The “pop, pop, pop” that some people mistook for gunfire at Daniel K. Inouye International Airport Tuesday was Plexiglas barriers and plastic posts being knocked to the floor by
panicked passengers after
a smoking carry-on bag was found at a security checkpoint, a Transportation
Security Administration
official said at a news conference Wednesday.
The scenario began about 2 p.m. when a passenger who had gone through TSA screening took his bag off the conveyor belt at checkpoint 3 in Terminal 2 (overseas terminal) and
noticed his bag was smoking. He laid it on the floor, and “a couple of seconds later it started smoking significantly,” said Jenel Cline, TSA federal security director for the Pacific Region.

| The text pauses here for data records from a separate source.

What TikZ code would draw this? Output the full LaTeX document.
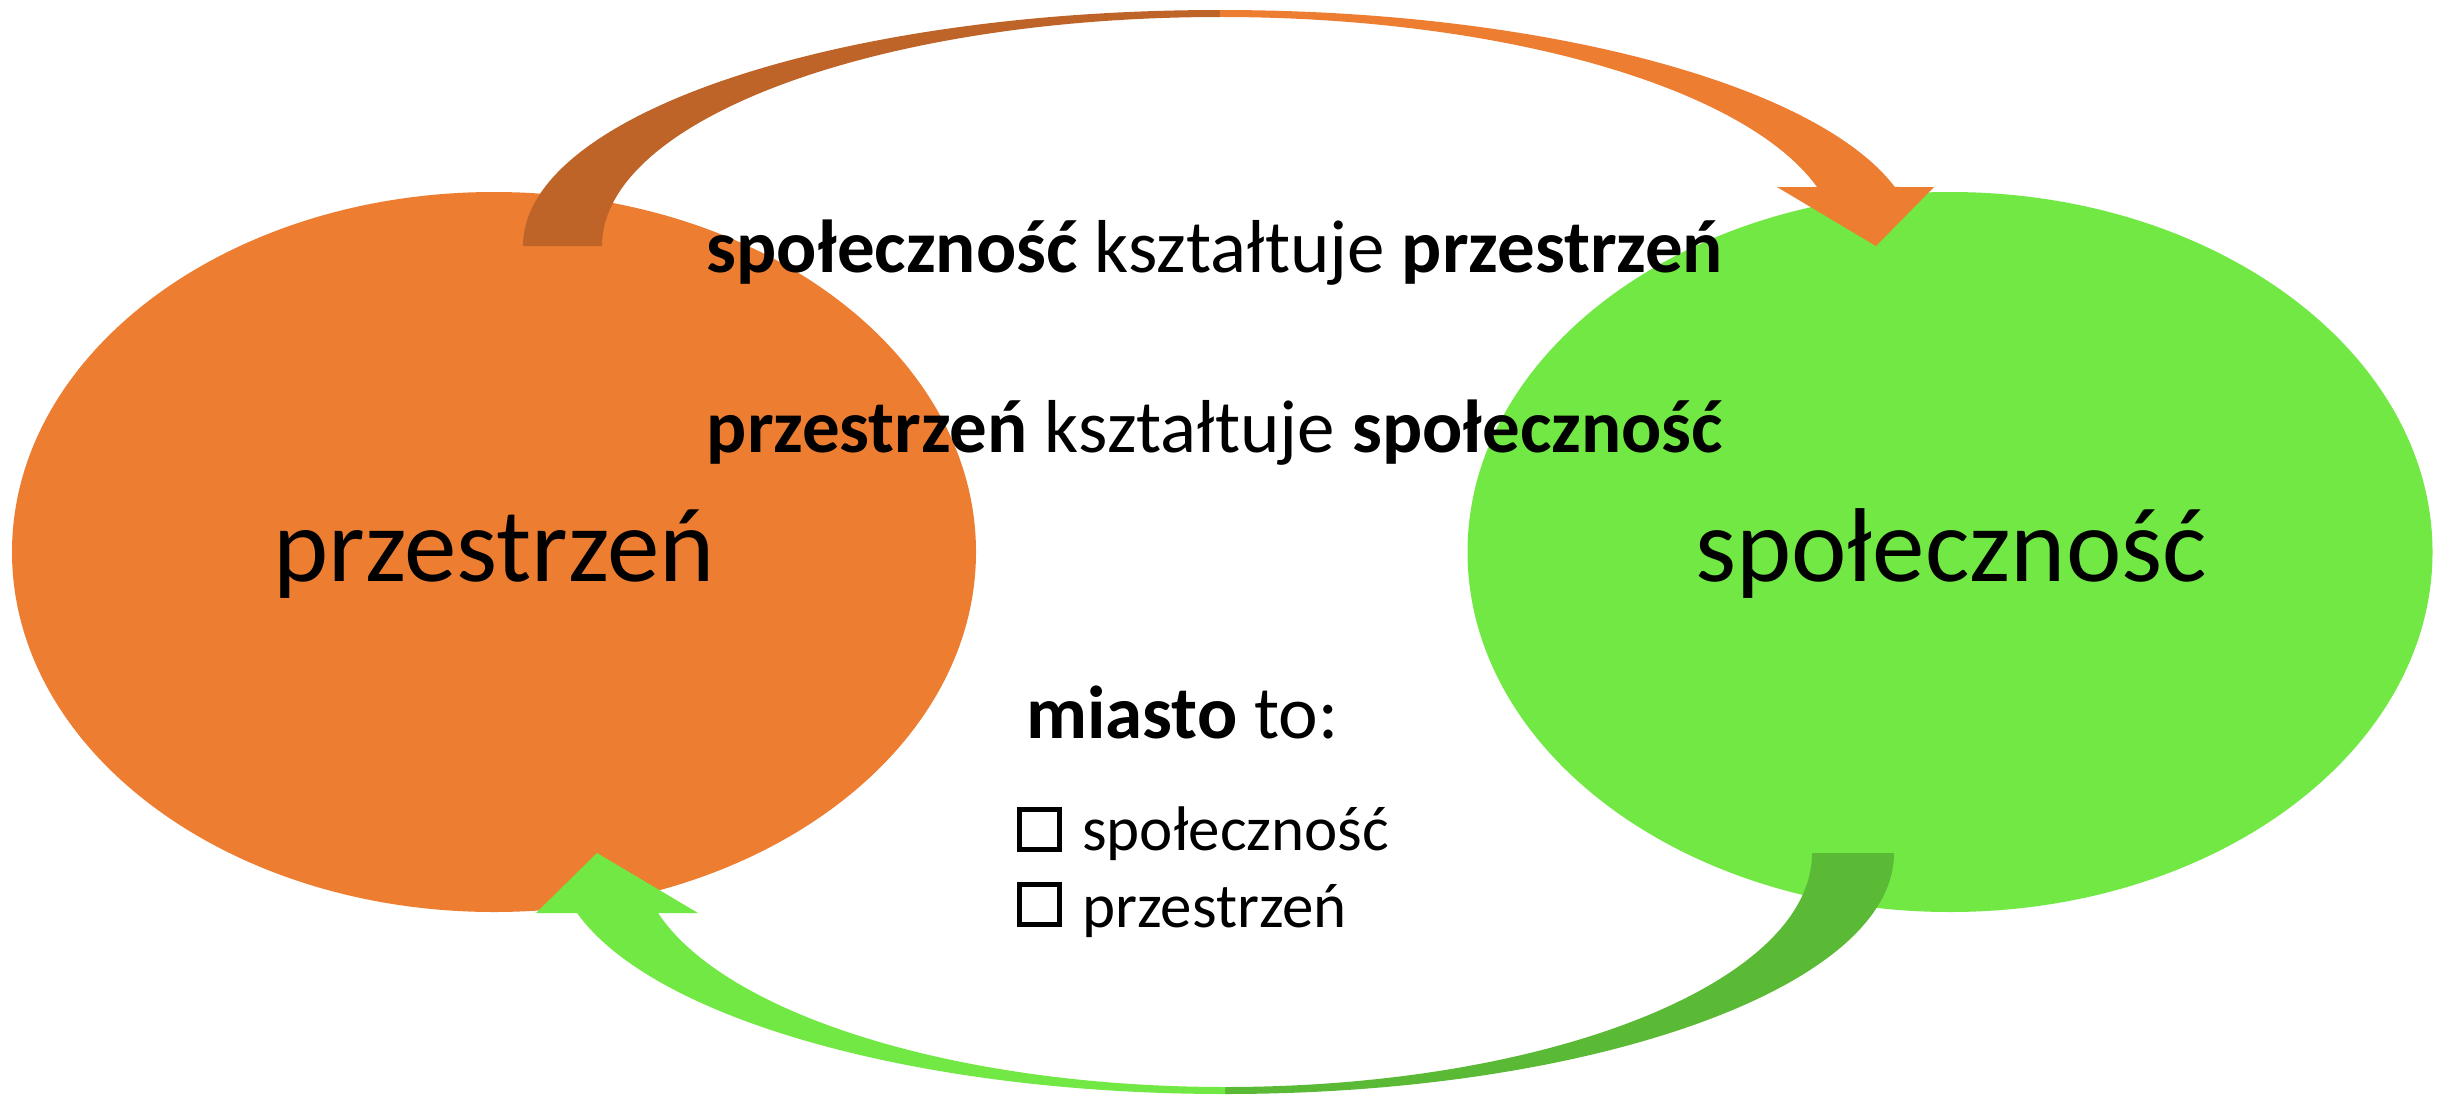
\documentclass[tikz,border=0pt]{standalone}
\usepackage{fontspec}
\setmainfont{Carlito}
\usetikzlibrary{shapes.geometric}
\definecolor{orng}{HTML}{ED7D31}
\definecolor{orngdark}{HTML}{BF6428}
\definecolor{grn}{HTML}{71E843}
\definecolor{grndark}{HTML}{5BBA35}
\begin{document}
\begin{tikzpicture}[x=1pt,y=-1pt,
  blob/.style={ellipse, minimum width=964pt, minimum height=720pt, inner sep=0pt, draw=none},
  biglbl/.style={inner sep=0pt, font=\fontsize{105}{126}\selectfont, anchor=base},
  midlbl/.style={inner sep=0pt, font=\fontsize{75}{90}\selectfont, anchor=base},
  itemlbl/.style={inner sep=0pt, font=\fontsize{63}{76}\selectfont, anchor=base west},
  cbox/.style={rectangle, draw=black, line width=5pt, minimum size=40pt, inner sep=0pt}]
\fill[white] (0,0) rectangle (2447,1095);
\useasboundingbox (0,0) rectangle (2447,1095);

% ellipses
\node[blob, fill=orng] (przE) at (494,552) {};
\node[blob, fill=grn, minimum width=965pt] (spoE) at (1950,552) {};

% top curved arrow (back part, then front part with head)
\coordinate (tTailO) at (523,246);
\coordinate (tTopI) at (1220,17);
\fill[orngdark] (tTailO) arc[start angle=180,end angle=270,x radius=697,y radius=236] coordinate (tTopO)
  -- (tTopI) arc[start angle=270,end angle=180,x radius=618,y radius=229] -- cycle;
\coordinate (tHeadL) at (1777,187);
\coordinate (tHeadR) at (1934,187);
\coordinate (tTip) at (1876,246);
\coordinate (tShaftI) at (1817,187);
\fill[orng] (tTopO) arc[start angle=270,end angle=345.52,x radius=697,y radius=236]
  -- (tHeadR) -- (tTip) -- (tHeadL) -- (tShaftI)
  arc[start angle=345.07,end angle=270,x radius=618,y radius=229] -- cycle;

% bottom curved arrow
\coordinate (bTailO) at (1894,853);
\coordinate (bBotI) at (1225,1087);
\fill[grndark] (bTailO) arc[start angle=0,end angle=90,x radius=669,y radius=241] coordinate (bBotO)
  -- (bBotI) arc[start angle=90,end angle=0,x radius=587,y radius=234] -- cycle;
\coordinate (bHeadL) at (536,913);
\coordinate (bHeadR) at (698,913);
\coordinate (bTip) at (597,853);
\coordinate (bShaftI) at (658,913);
\fill[grn] (bBotO) arc[start angle=90,end angle=165.58,x radius=669,y radius=241]
  -- (bHeadL) -- (bTip) -- (bHeadR) -- (bShaftI)
  arc[start angle=165.14,end angle=90,x radius=587,y radius=234] -- cycle;

% labels
\node[biglbl] (przT) at (494,581) {przestrzeń};
\node[biglbl] (spoT) at (1951,581) {społeczność};
\node[midlbl] (line1) at (1215,272) {\textbf{społeczność} kształtuje \textbf{przestrzeń}};
\node[midlbl] (line2) at (1215,452) {\textbf{przestrzeń} kształtuje \textbf{społeczność}};
\node[midlbl, anchor=base west] (miasto) at (1026,738) {\textbf{miasto} to:};
\node[cbox] (box1) at (1039.5,829) {};
\node[cbox] (box2) at (1039.5,904.5) {};
\node[itemlbl] (opt1) at (1082,850) {społeczność};
\node[itemlbl] (opt2) at (1082,927) {przestrzeń};
\end{tikzpicture}
\end{document}
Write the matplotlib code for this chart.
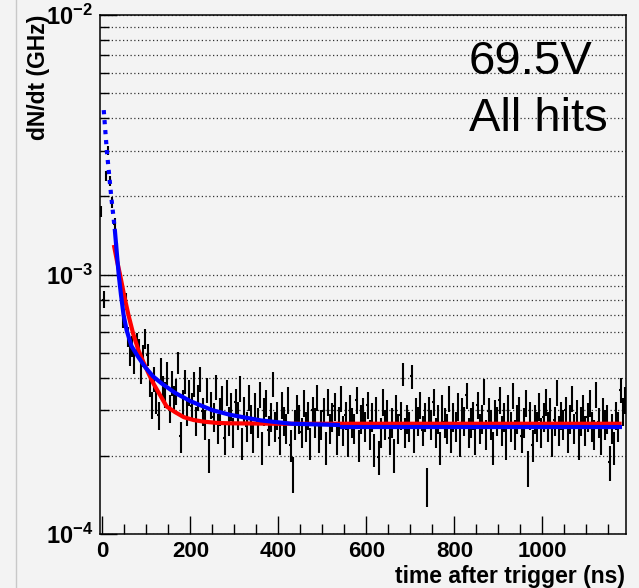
import numpy as np
import matplotlib
matplotlib.use("Agg")
import matplotlib.pyplot as plt
from matplotlib.ticker import LogLocator, FuncFormatter, NullFormatter, MultipleLocator
from matplotlib.lines import Line2D

plt.rcParams['font.family'] = ['Liberation Sans', 'DejaVu Sans']
plt.rcParams['mathtext.fontset'] = 'custom'
plt.rcParams['mathtext.rm'] = 'Liberation Sans'
plt.rcParams['mathtext.bf'] = 'Liberation Sans:bold'

# histogram: 5 ns bins starting at -5 ns, counts per bin
bin_width = 5.0
bin_start = -5.0
ghz_per_count = 4.5e-6
counts = [
    389, 178, 533, 667, 511, 422, 349, 278, 227, 196,
    150, 176, 128, 109, 118, 102, 121, 115, 94, 108,
    126, 109, 84, 70, 88, 73, 64, 96, 81, 77,
    93, 68, 85, 74, 79, 102, 53, 71, 86, 66,
    78, 69, 84, 61, 75, 88, 66, 59, 80, 45,
    70, 63, 82, 57, 66, 74, 52, 78, 61, 69,
    55, 72, 64, 81, 50, 67, 58, 75, 62, 53,
    69, 60, 77, 48, 66, 71, 56, 63, 84, 58,
    64, 52, 70, 61, 57, 73, 49, 38, 59, 68,
    62, 55, 71, 58, 64, 50, 67, 60, 75, 53,
    59, 66, 48, 72, 57, 63, 69, 52, 61, 74,
    56, 64, 51, 68, 60, 57, 73, 49, 62, 66,
    58, 70, 54, 63, 47, 67, 44, 55, 72, 59,
    65, 52, 60, 45, 68, 57, 64, 92, 55, 62,
    58, 90, 53, 66, 61, 70, 56, 63, 34, 67,
    59, 72, 55, 62, 48, 68, 60, 57, 74, 53,
    63, 58, 69, 51, 66, 61, 76, 55, 60, 64,
    52, 70, 57, 62, 79, 54, 66, 59, 48, 65,
    61, 73, 56, 63, 50, 68, 58, 76, 54, 62,
    67, 53, 60, 71, 40, 64, 49, 62, 58, 69,
    55, 63, 72, 58, 66, 51, 61, 78, 56, 64,
    59, 67, 53, 62, 74, 57, 65, 50, 61, 68,
    56, 63, 71, 58, 54, 77, 60, 52, 66, 59,
    62, 42, 57, 48, 64, 58, 80, 66, 73,
]

# fitted curves
blue_pre_t = [3, 10, 20, 28]
blue_pre_v = [4.3e-3, 3.0e-3, 2.0e-3, 1.5e-3]
blue_t = [28, 32, 37, 42, 48, 55, 66, 80, 97, 115, 135, 165, 200, 250, 290, 360, 430, 540]
blue_v = [1.5e-3, 1.25e-3, 1.0e-3, 8.4e-4, 7.0e-4, 6.1e-4, 5.3e-4, 4.85e-4, 4.4e-4,
          4.05e-4, 3.8e-4, 3.5e-4, 3.25e-4, 3.0e-4, 2.88e-4, 2.74e-4, 2.66e-4, 2.63e-4]
blue_tail_t = [540, 1180]
blue_tail_v = [2.59e-4, 2.59e-4]
red_t = [26, 33, 40, 50, 59, 70, 82, 93, 105, 116, 128, 146, 165, 185, 207, 230, 260, 290, 400, 1180]
red_v = [1.3e-3, 1.13e-3, 1.0e-3, 8.2e-4, 7.0e-4, 5.9e-4, 5.1e-4, 4.6e-4, 4.15e-4, 3.8e-4,
         3.5e-4, 3.1e-4, 2.95e-4, 2.82e-4, 2.75e-4, 2.71e-4, 2.68e-4, 2.67e-4, 2.66e-4, 2.66e-4]

bg = '#f3f3f3'
fig = plt.figure(figsize=(6.39, 5.88), dpi=100, facecolor=bg)
ax = fig.add_axes([100/639, 1-534/588, 526/639, 519/588])
ax.set_facecolor(bg)

n = np.array(counts, dtype=float)
t = bin_start + bin_width*(np.arange(len(n)) + 0.5)
ax.errorbar(t, n*ghz_per_count, yerr=np.sqrt(n)*ghz_per_count, xerr=bin_width/2,
            fmt='none', ecolor='black', elinewidth=1.5, zorder=3)

ax.plot(red_t, red_v, color='#ff0000', lw=3.0, zorder=4, solid_capstyle='butt')
ax.plot(blue_t, blue_v, color='#0000ff', lw=3.0, zorder=5, solid_capstyle='butt')
ax.plot(blue_tail_t, blue_tail_v, color='#0000ff', lw=3.0, zorder=5, solid_capstyle='butt')
ax.plot(blue_pre_t, blue_pre_v, color='#0000ff', lw=3.0, ls=(0, (1, 1.4)), zorder=5)

ax.set_yscale('log')
ax.set_ylim(1e-4, 1e-2)
ax.set_xlim(-5.5, 1190)

ax.yaxis.set_major_locator(LogLocator(base=10))
ax.yaxis.set_minor_locator(LogLocator(base=10, subs=np.arange(2, 10)))
ax.yaxis.set_major_formatter(FuncFormatter(lambda v, p: r'$\mathbf{10^{%d}}$' % round(np.log10(v))))
ax.yaxis.set_minor_formatter(NullFormatter())
ax.xaxis.set_major_locator(MultipleLocator(200))
ax.xaxis.set_minor_locator(MultipleLocator(50))

ax.tick_params(which='both', direction='in', top=False, right=False, width=1.0)
ax.tick_params(axis='x', which='major', length=13, labelsize=16, pad=5)
ax.tick_params(axis='x', which='minor', length=7)
ax.tick_params(axis='y', which='major', length=12, labelsize=17, pad=5)
ax.tick_params(axis='y', which='minor', length=6.5)
for lab in ax.get_xticklabels():
    lab.set_fontweight('bold')

ax.yaxis.grid(True, which='both', linestyle=(0, (1, 2)), color='#333333', linewidth=0.9)
ax.set_axisbelow(True)
for s in ax.spines.values():
    s.set_linewidth(1.1)

fig.text(625/639, 1-577/588, 'time after trigger (ns)', ha='right', va='center',
         fontsize=16.5, fontweight='bold')
fig.text(38.5/639, 1-15/588, 'dN/dt (GHz)', ha='center', va='top', rotation=90,
         fontsize=16.5, fontweight='bold')

fig.text(469/639, 1-74/588, '69.5V', ha='left', va='baseline', fontsize=34)
fig.text(469/639, 1-131/588, 'All hits', ha='left', va='baseline', fontsize=34)

fig.add_artist(Line2D([16/639, 16/639], [0, 1], color='#c8c8c8', lw=1.0))

fig.savefig('out.png', dpi=100, facecolor=bg)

FBI investigators determined an external battery charger was the heating source that caused two
laptops and a foam neck
pillow in a carry-on bag to burn and smoke, Department of Transportation spokesman Tim Sakahara said. The DOT said Tuesday a laptop popped and started to smoke, apparently from a lithium battery.
The FBI is investigating the matter, but details may be difficult to determine since the battery is burned beyond recognition, he said.
Cline said TSA was running canine-enhanced screening in that lane, which did not require passengers to remove laptops from their carry-ons.
TSA released a 20-second video showing a sudden emission of a large cloud of smoke and two uniformed officers quickly leaving the scene at a TSA checkpoint. No passengers were in the area at the time.
Hundreds of panicked passengers bolted past nearby TSA checkpoint 4 into the sterile area, causing the entire Terminal 2 to be evacuated, passengers to be deplaned and then all passengers being required to go through TSA screening. The upheaval caused
a delay of four hours, with Terminal 2 finally reopening at 6 p.m.
Cline said she reviewed video footage from the area. “There was no panic until after the checkpoint (3) was evacuated, sometime after passengers were leaving the area and about 20 seconds later,” she said. Passengers at the next checkpoint began running, and “that’s when we saw the panic.”
“Nobody knows who yelled, ‘Run! Hide! Fight!
Active shooter!,’ we don’t know what actually was yelled or how that notification came about, what caused the panic. All I know is that there were some sounds — the pop, pop, pop sounds. Who actually called out anything is
unknown at this time.”
When asked about passengers saying TSA agents were yelling those directions, Cline repeated she did not know the source.
Within five minutes, TSA determined through interviews that it was falling stanchions and not gunshots.
Cline said she imagines that while TSA was evacuating the area, someone pulled a bag and knocked down one stanchion, which are all connected.
“They make a crack when they fall,” she said, clapping her hands loudly.
She and Sakahara explained the reason for having to deplane passengers and to resecure the entire terminal was that it was unknown what caused the bag to smoke, whether it was a diversion, who the passenger was and whether it may have been part of a larger harmful plot.
Cline said checkpoint 4 TSA agents were allowing people through.
“Everyone in the airport did exactly what they were supposed to do yesterday,” Cline said. “In 20 seconds, it’s very difficult to react and say how we might do something differently.”
They agreed that better communication needs to be worked on as the hundreds of passengers who fled outside the terminal onto the roadway could not hear what was being said over the public
address system inside the terminal. Cline said TSA and law enforcement officers were outside informing passengers that there was no active shooter and that they could go to the interisland terminal for TSA screening since it
remained secure.
The state Sheriff Division and the FBI interviewed the passenger and investigated his smoking bag.
Cline said TSA conducts regular training in conjunction with the DOT for
active shooter scenarios.
In April, an active shooter exercise was conducted with 40 law enforcement officers attending, as well as TSA, DOT, airlines and other stakeholders.
“While the active shooter was a false alarm, it still was a real-life scenario happening at the
airport, affecting real-life planes and passengers,” Sakahara said in response to whether false alarm drills were conducted.
He added that the health, safety and security of passengers and the traveling community was a top priority for the DOT and all other agencies involved, and counted it as a successful operation.